Mais tarde, quando se afastam, terminado o liceu, o futuro escritor Thomas Mann e Otto Grautoff, que também quer ser escritor, trocam cartas. Escrevem sobre as suas vidas, a sua literatura e, embora cautelosamente, sobre o seu desejo homossexual e a luta para o suprimir. Thomas Mann insta o amigo a destruir sempre todas as cartas. Ele próprio queima todos os seus diários desses anos, todos os textos literários que não foram publicados e todas as cartas do seu amigo de juventude dessa época. Mas Otto Grautoff não cumpre os desejos do amigo. Censura as cartas que recebe, corta partes e deita fora algumas. Mas conserva várias. Nelas Thomas Mann acompanha, entre outras coisas, a terapia de conversão a que o amigo se submete em Berlim — no consultório de Albert Moll, cujo livro haviam lido juntos.

"É precisamente aqui que reside a mestria de Mann: mostra sem admitir, descreve sem se expor. Em Tonio Kröger, Thomas Mann fala abertamente, o que é raro, sobre a origem do seu impulso literário: uma sensação de alienação que é a um tempo fonte de dor e de criatividade."

death in venice

Luchino Visconti, Morte a Venezia [Morte em Veneza], 1971 
Filme, 129 min. 
Itália

 

Estas cartas dão conta da tentativa complexa de Thomas Mann de refrear o seu amor e o seu desejo, de manter presos a uma corrente os «cães que vivem na cave», como lhes chama, aludindo a Nietzsche. Acredita, ao contrário do amigo, ser capaz de manter controlada a sua «anomalia» recorrendo a meios literários. Percorre o complicado caminho de viver e defender a sua homossexualidade como sendo especial, de a viver como sentimento e de lhe dar forma literária, mas de recusar todos os actos sexuais.

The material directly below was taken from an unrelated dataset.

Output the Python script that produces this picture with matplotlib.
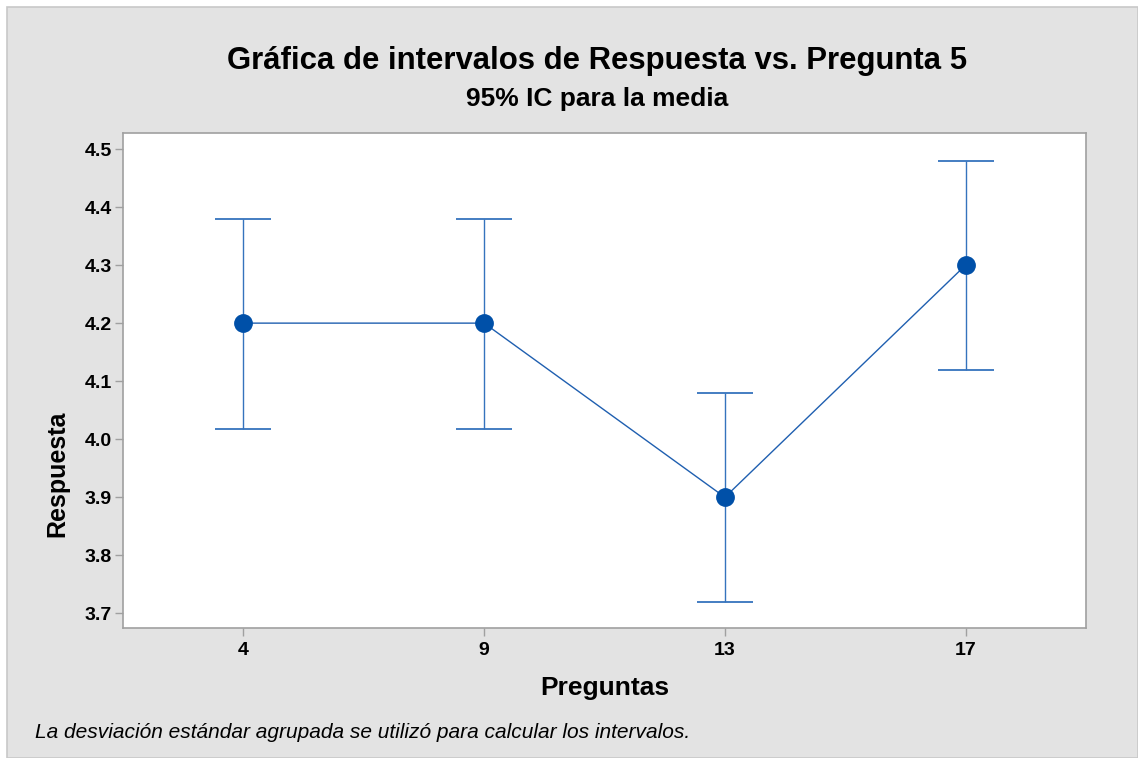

O seu mote é: «Separemos o baixo-ventre do amor.» Esta atitude causará crises e conflitos toda a sua vida. Mas é também a base da sua criação literária. No que respeita às suas vidas e amores, os dois amigos aceitam, no fundo, o que a medicina da época lhes prescreve: uma vida de negação de si mesmos, de disciplina e de casamento heterossexual. As primeiras tentativas literárias de Thomas Mann oscilam entre o convencional e o esforço tacteante de apreender o que é propriamente seu. O primeiro conto que publica, «Gefallen» [Caídos] (1894), versa um amor heterossexual, mas a protagonista feminina é palidamente retratada e a acção, convencional. Para Thomas Mann trata-se de um teste levado a cabo nos seus primeiros tempos de escritor. Depressa se apercebe de que as palmadinhas nas costas e os elogios à maturidade literária do rapaz de dezanove anos não iludem o facto de não ter ainda encontrado a sua voz. O caso muda de figura com «Der kleine Herr Friedemann» [O pequeno Herr Friedemann] (1897): com este conto, Mann encontra uma forma literária que lhe permite expressar a sua diferença. O protagonista, um homem fisicamente deformado e posto à margem, vive afastado do amor e, assim, das desilusões. Não obstante, quando o amor o captura, arrasta-o para o abismo de uma grande humilhação, da rejeição e do suicídio. Thomas Mann encontrara, nas suas próprias palavras, «as formas e as máscaras discretas» que lhe permitiam expressar-se literariamente.

O romance Os Buddenbrook, de 1901, assinala o momento de viragem literária: um romance de sociedade que se baseia na sua própria família e que relata o declínio de uma família de comerciantes. Salta à vista sobretudo a figura de Hanno Buddenbrook, o último herdeiro masculino, com o seu entusiasmo pela música, a sua fraqueza, recusa e morte. Hanno é um alter ego que não pode singrar porque recusa a submissão à norma social. É nesta figura que, pela primeira vez, se revela claramente um princípio estético: o rapaz sensível e artístico que sofre por causa daquela norma. Cerca de 1900, ou seja, pouco antes de concluir Os Buddenbrook, Paul Ehrenberg entra na vida de Thomas Mann — e muda-a profundamente. Ehrenberg não é apenas um artista carismático, é também uma figura de projecção dos sentimentos recalcados de Mann. Em inúmeras entradas nos seus cadernos, torna-se claro o fascínio que Thomas Mann sente por ele. O amor por Ehrenberg condu-lo a uma crise: aquilo que até então vira como um sentimento controlável ameaça dominá-lo. É-lhe difícil captar Paul Ehrenberg, até literariamente. Os planos literários nos quais o amigo amado desempenha um papel enquanto modelo não passam de fragmentos ou são literariamente pouco convincentes.